Haushaltspolitiker der Grünen und der FDP forderten schon im Herbst 2024
den Bericht an. Dieser wurde allerdings erst von Ex-Gesundheitsminister
Lauterbach und dann von Warken unter Verschluss gehalten. Paula Piechotta
von den Grünen, Mitglied des Haushaltsausschusses, hegt weiterhin Zweifel,
ob die Gesundheitsministerin tatsächlich Licht in den Maskendschungel
bringen will. Der taz sagte sie: „Die CDU-Vertreter Warken und Spahn haben
bislang oft Aufklärung angetäuscht, um dann nicht zu liefern.“ Ob man
Warken glauben könne, dass sie dieses Mal wirklich den Bericht in einer
verwertbaren Form vorlegen wolle, „ist mehr als fraglich“.

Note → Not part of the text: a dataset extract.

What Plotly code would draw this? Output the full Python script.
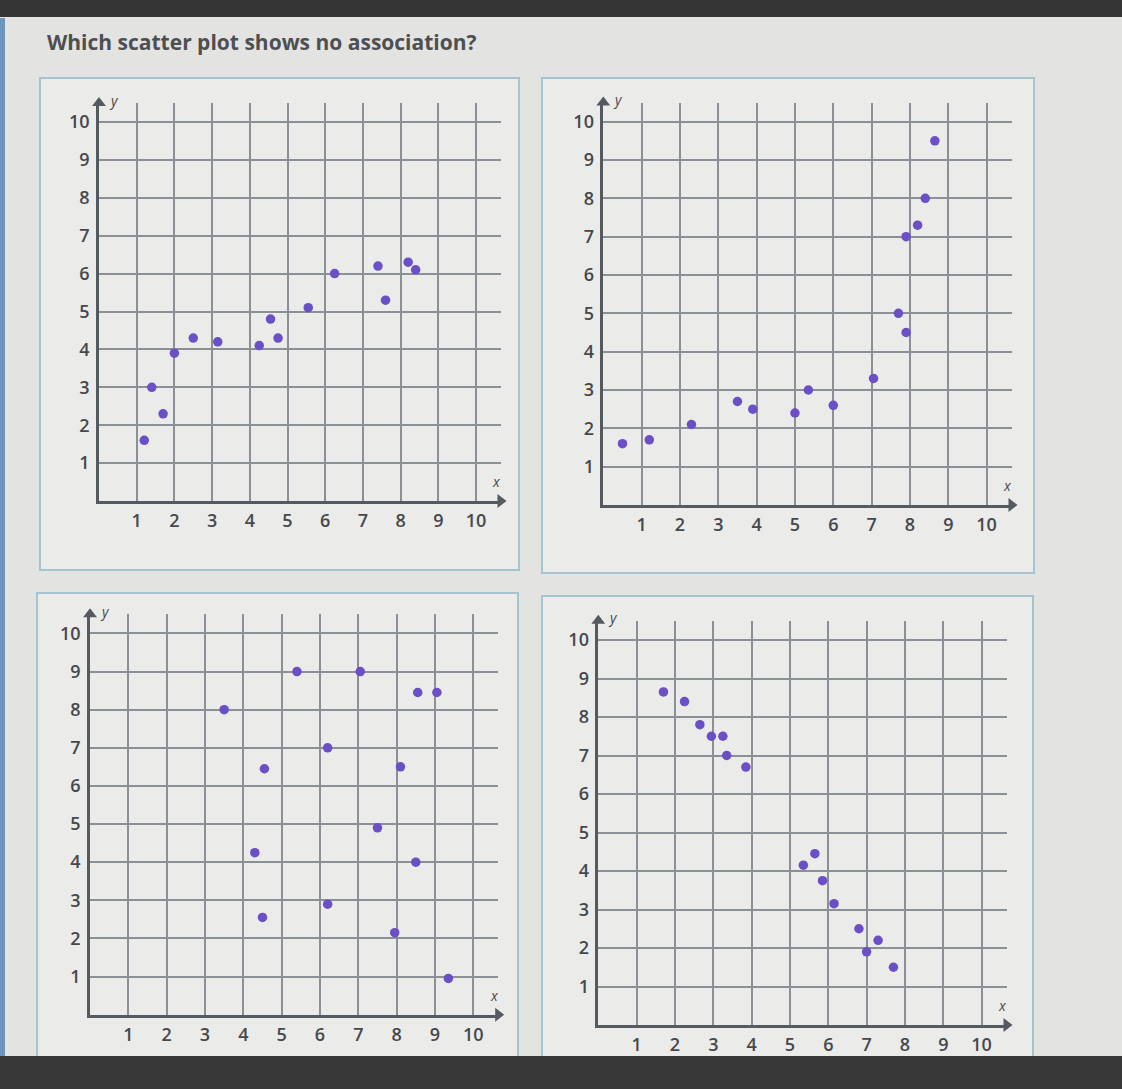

Warkens Parteifreund Spahn hatte als Gesundheitsminister zu Beginn der
Coronapandemie, im Frühjahr 2020, Masken im Wert von fast 6 Milliarden Euro
geordert. Zwei Drittel der insgesamt 5,7 Milliarden Masken aber wurden gar
nicht verteilt, sondern später vernichtet oder eingelagert. Und nicht nur
das: Lieferanten von damals verklagen den Staat heute noch auf nicht
bezahlte Lieferungen. Die bisherigen Urteile legen nahe, dass die
Steuerzahler noch einmal bis zu 3,5 Milliarden Euro für Masken bezahlen
müssen, die nie zum Einsatz kamen. Wäre ein Teil dieser Kosten vermeidbar
gewesen?
Ermittlungen der Verwaltungsjuristin Margaretha Sudhof (SPD) legen es nahe.
Im Auftrag von Spahns Nachfolger im Amt, Karl Lauterbach (SPD),
durchleuchtete Sudhof im vergangenen Jahr die damalige Beschaffungspraxis,
befragte Mitarbeiter:innen und studierte Lieferverträge. [1][Ihr
bislang geheimer Bericht, aus dem in den vergangenen Tagen schon Medien
zitierten], wirft Spahn schwere Fehler vor. Von „politischem Ehrgeiz“
getrieben, habe Spahn die Beschaffung der Masken „allein meistern“ wollen.
Das und „fehlendes ökonomisches Verständnis“ hätten am Ende dazu geführ…
dass nicht als „Team Staat“, sondern als „Team Ich“ gehandelt wurde. Das
Ergebnis sei „ein Drama in Milliardenhöhe“.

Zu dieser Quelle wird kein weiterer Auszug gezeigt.